Short task — Take every line from the listing below that contains "code".

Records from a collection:
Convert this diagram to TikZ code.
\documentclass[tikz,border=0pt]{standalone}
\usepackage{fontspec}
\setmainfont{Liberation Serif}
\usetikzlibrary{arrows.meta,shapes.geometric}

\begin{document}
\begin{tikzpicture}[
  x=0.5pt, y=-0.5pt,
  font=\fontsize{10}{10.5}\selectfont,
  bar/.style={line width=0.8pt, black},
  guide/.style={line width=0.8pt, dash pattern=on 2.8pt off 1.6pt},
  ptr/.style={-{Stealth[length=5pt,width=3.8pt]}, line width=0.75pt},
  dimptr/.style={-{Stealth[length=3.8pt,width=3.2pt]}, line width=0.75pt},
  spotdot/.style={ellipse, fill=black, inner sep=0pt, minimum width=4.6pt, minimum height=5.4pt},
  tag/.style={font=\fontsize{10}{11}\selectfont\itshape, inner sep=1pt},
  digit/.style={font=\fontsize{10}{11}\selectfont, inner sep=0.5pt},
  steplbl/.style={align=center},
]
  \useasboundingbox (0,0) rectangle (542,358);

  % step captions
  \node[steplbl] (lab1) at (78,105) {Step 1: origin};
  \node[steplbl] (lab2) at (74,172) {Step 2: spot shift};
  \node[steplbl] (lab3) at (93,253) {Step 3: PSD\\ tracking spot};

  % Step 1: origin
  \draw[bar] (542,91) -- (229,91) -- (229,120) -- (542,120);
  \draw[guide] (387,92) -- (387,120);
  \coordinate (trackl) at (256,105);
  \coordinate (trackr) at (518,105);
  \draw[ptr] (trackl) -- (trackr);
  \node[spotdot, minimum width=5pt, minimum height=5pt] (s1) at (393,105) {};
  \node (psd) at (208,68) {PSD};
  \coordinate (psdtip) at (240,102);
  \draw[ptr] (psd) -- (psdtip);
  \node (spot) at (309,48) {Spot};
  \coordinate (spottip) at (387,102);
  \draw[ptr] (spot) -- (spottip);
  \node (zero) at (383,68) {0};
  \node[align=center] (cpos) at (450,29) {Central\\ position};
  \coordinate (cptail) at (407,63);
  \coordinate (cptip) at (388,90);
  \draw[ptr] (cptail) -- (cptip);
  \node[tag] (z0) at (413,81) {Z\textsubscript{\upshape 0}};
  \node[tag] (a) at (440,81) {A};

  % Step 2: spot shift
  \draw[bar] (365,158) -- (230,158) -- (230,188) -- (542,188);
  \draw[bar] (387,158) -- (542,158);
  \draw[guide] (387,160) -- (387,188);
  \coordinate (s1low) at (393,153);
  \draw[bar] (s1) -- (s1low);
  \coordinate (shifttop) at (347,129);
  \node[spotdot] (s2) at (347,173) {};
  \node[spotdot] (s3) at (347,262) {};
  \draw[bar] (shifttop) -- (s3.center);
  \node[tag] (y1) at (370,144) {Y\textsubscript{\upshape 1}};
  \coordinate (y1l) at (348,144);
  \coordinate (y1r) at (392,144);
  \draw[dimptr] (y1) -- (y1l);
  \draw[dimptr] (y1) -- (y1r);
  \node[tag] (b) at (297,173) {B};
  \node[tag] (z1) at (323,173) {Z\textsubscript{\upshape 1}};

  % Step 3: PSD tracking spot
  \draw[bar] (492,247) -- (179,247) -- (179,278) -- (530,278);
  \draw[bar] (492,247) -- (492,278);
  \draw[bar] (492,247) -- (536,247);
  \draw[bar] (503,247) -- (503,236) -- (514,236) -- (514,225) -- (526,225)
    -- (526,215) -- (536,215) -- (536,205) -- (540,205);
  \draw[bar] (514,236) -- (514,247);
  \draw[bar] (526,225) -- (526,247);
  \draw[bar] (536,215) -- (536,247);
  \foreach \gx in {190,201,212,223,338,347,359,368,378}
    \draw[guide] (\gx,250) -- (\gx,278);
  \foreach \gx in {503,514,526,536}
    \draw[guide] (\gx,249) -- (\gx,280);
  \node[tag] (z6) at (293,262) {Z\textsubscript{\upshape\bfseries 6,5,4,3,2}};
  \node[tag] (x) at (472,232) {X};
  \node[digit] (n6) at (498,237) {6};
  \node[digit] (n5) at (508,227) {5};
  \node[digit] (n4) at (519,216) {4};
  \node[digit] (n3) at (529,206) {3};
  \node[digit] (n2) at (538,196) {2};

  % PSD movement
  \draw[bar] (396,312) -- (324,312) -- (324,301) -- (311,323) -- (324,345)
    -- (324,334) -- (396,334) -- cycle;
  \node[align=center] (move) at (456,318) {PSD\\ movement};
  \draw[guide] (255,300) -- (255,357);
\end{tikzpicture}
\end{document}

--

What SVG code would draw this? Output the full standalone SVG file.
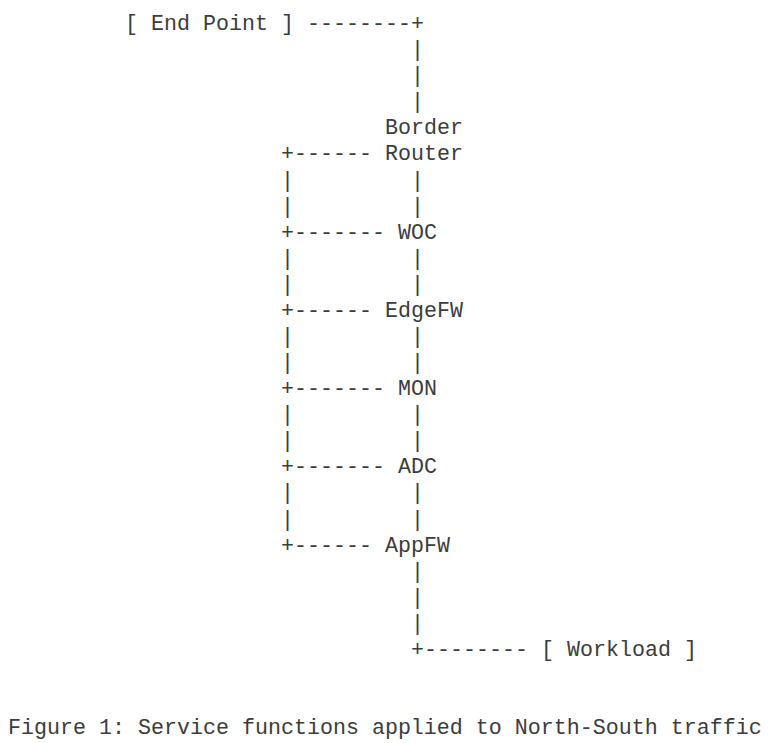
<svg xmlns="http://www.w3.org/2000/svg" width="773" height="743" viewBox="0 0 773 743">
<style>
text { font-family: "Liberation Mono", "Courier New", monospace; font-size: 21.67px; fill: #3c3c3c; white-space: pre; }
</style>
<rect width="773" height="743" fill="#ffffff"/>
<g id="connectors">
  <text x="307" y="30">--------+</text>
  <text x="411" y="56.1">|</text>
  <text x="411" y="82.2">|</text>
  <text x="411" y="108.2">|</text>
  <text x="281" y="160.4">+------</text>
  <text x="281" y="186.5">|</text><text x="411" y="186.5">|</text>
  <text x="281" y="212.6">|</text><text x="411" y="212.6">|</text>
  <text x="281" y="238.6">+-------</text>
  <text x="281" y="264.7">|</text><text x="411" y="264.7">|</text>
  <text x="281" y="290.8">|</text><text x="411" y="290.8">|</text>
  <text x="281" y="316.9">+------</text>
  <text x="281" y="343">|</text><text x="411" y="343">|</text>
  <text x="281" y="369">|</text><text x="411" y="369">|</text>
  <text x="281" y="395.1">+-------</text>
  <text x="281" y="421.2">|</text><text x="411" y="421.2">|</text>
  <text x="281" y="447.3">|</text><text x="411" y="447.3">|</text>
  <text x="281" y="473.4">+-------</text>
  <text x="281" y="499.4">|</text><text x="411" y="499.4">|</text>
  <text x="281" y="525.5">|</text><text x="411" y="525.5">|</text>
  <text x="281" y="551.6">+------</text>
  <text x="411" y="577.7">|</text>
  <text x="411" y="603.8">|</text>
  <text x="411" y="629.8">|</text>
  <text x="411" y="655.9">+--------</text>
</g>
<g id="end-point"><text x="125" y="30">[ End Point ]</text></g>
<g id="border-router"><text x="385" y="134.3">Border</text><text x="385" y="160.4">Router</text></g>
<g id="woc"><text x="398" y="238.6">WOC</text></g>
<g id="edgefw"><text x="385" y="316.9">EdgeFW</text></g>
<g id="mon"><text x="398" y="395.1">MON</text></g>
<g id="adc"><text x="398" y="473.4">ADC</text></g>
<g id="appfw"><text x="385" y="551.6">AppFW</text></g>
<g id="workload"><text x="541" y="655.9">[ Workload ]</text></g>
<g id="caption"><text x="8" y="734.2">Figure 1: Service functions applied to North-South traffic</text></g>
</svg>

--

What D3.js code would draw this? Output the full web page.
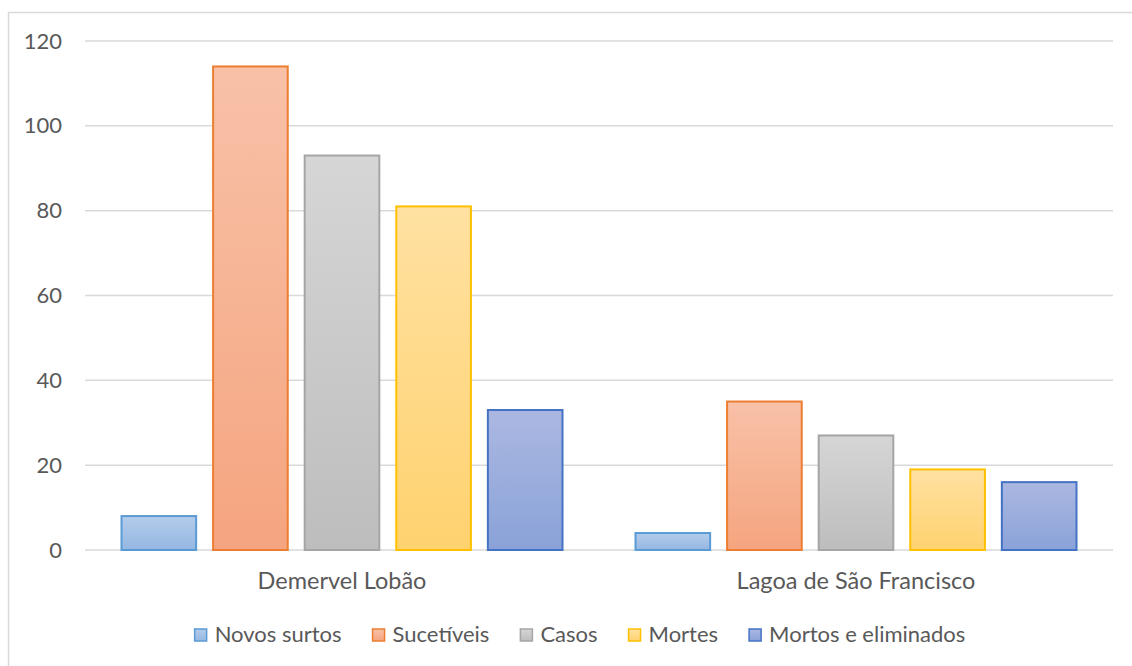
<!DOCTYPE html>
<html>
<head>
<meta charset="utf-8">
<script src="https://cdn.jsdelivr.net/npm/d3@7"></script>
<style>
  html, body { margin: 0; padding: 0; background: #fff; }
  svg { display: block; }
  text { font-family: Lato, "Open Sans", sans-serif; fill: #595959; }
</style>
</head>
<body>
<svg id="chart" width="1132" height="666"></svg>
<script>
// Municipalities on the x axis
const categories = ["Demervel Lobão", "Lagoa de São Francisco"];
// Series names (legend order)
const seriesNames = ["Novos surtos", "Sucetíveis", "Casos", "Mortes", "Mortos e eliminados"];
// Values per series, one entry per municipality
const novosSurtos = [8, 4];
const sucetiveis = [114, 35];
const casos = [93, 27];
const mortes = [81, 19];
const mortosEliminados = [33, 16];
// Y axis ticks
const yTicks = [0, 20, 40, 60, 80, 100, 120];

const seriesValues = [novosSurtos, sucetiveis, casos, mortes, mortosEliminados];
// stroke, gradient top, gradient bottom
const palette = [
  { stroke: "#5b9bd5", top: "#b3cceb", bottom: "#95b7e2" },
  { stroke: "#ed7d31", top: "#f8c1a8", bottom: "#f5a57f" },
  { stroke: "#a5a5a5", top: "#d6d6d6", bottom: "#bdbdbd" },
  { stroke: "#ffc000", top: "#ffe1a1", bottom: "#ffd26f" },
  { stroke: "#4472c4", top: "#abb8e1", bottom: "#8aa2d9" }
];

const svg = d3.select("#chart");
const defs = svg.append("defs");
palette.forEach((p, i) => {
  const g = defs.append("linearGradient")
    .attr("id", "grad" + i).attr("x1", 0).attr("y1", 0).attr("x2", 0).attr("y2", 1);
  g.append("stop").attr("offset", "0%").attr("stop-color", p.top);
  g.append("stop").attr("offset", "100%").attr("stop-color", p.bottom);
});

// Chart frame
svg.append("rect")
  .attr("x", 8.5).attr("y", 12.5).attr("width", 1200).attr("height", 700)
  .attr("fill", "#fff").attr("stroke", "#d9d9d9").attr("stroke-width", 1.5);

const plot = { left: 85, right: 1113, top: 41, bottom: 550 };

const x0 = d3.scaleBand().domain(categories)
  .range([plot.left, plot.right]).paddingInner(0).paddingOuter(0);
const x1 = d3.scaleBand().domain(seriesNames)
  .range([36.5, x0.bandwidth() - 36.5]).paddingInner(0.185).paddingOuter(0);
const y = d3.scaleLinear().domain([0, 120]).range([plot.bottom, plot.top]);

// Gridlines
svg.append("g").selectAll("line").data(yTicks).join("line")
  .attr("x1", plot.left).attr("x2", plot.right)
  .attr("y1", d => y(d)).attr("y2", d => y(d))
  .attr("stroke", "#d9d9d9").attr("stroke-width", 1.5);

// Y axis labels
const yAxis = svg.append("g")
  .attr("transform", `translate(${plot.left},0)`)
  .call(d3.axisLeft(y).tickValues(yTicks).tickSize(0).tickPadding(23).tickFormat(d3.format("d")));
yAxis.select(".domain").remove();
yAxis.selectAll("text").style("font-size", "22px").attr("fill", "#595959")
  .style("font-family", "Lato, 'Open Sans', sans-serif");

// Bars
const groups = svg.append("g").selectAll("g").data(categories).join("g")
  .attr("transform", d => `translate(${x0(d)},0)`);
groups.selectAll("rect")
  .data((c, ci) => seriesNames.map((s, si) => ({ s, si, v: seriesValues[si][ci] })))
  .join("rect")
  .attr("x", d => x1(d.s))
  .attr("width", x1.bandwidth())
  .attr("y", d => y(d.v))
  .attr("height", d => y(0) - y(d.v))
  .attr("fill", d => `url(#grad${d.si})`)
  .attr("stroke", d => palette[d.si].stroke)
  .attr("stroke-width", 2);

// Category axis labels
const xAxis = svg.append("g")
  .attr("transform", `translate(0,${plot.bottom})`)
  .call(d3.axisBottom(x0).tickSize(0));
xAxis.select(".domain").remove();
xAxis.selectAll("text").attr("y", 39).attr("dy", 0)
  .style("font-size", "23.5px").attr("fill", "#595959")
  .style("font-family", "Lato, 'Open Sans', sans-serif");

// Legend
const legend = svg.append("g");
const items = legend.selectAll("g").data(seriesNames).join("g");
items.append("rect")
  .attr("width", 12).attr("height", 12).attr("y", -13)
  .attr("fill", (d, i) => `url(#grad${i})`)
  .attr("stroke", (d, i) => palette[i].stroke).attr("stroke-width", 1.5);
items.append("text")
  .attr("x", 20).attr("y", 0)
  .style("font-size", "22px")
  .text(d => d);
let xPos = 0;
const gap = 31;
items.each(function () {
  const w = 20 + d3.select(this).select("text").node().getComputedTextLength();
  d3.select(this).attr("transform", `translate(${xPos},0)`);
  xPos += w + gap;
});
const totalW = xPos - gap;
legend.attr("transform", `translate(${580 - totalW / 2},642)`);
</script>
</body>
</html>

Response for this exercise —
Convert this diagram to TikZ code.
What SVG code would draw this? Output the full standalone SVG file.
What D3.js code would draw this? Output the full web page.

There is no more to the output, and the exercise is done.